When calculating the vehicle cost of a shopping trip, be sure to only include the mileage specific to that trip. If I combine a trip to Sacks with a trip to Costco, the mileage attributable to Sacks is only the distance between Sacks and Costco, not the distance between Sacks and my house.
Let’s look at the cost of a trip to Sacks, using both calculations. $2.70 / gallon of gas / 25 mph = $0.108 / mile * 6 miles (round trip) = $0.65 (rounded to nearest penny). Using the IRS rate, the marginal rate of adding Sacks to a Costco trip is 6 miles (round trip) * $0.545 =$3.27.
Apply Your Own Value Judgments
The amount saved on the salad dressing, a product I regularly purchase, was a total of $6.00. The amount saved on the zucchini, a product I had not purchased before due to the high cost and which I am unlikely to purchase again in the future, is $10.35. The total savings for the trip is $16.35.

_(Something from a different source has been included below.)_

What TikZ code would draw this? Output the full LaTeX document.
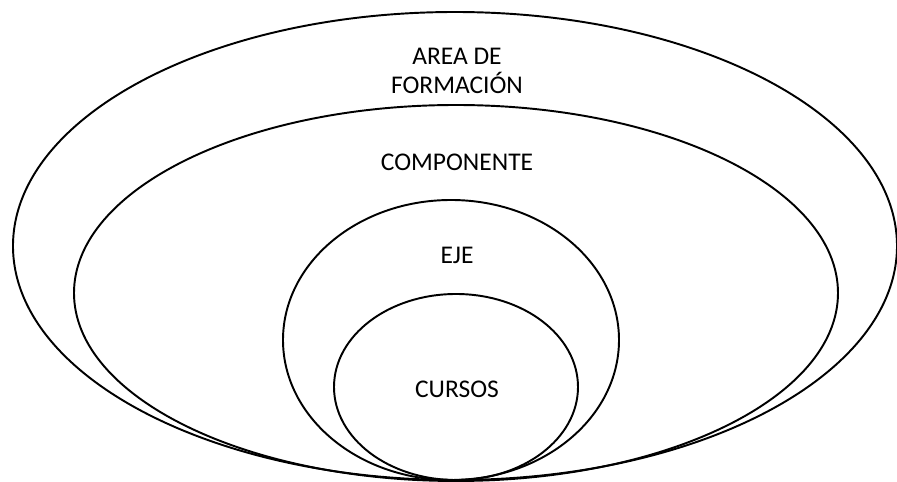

Once you have the data, apply your own value judgments. Which way of calculating the vehicle cost makes the most sense to you? Do you consider the amount saved only on products that you regularly buy? Or would you count the $2.00 spent on the zucchini as a negative because it is money I would not have spent otherwise?
Depending on how you make these value judgments, I saved somewhere between $0.73 ($6 saved on regular price of salad dressing – $3.27 operating cost of vehicle – $2 spent on product I shouldn’t have bought) and $15.70 ($16.35 total savings – $0.65 cost of gas) during my visit to Sacks. Neither of these extremes, nor the intermediate options on the scale between them, are incorrect ways of weighing the data.
Remember our ultimate goal here is food that (1) tastes good and (2) promotes health (3) at the lowest possible cost, with an eye to the (4) time it takes to procure, prepare, and clean-up our food. Each these four points involves value judgments and different people will weigh options differently. What I am trying to do is provide some tools that help you to weigh all your options so you are meeting that goal in the best possible way for your family.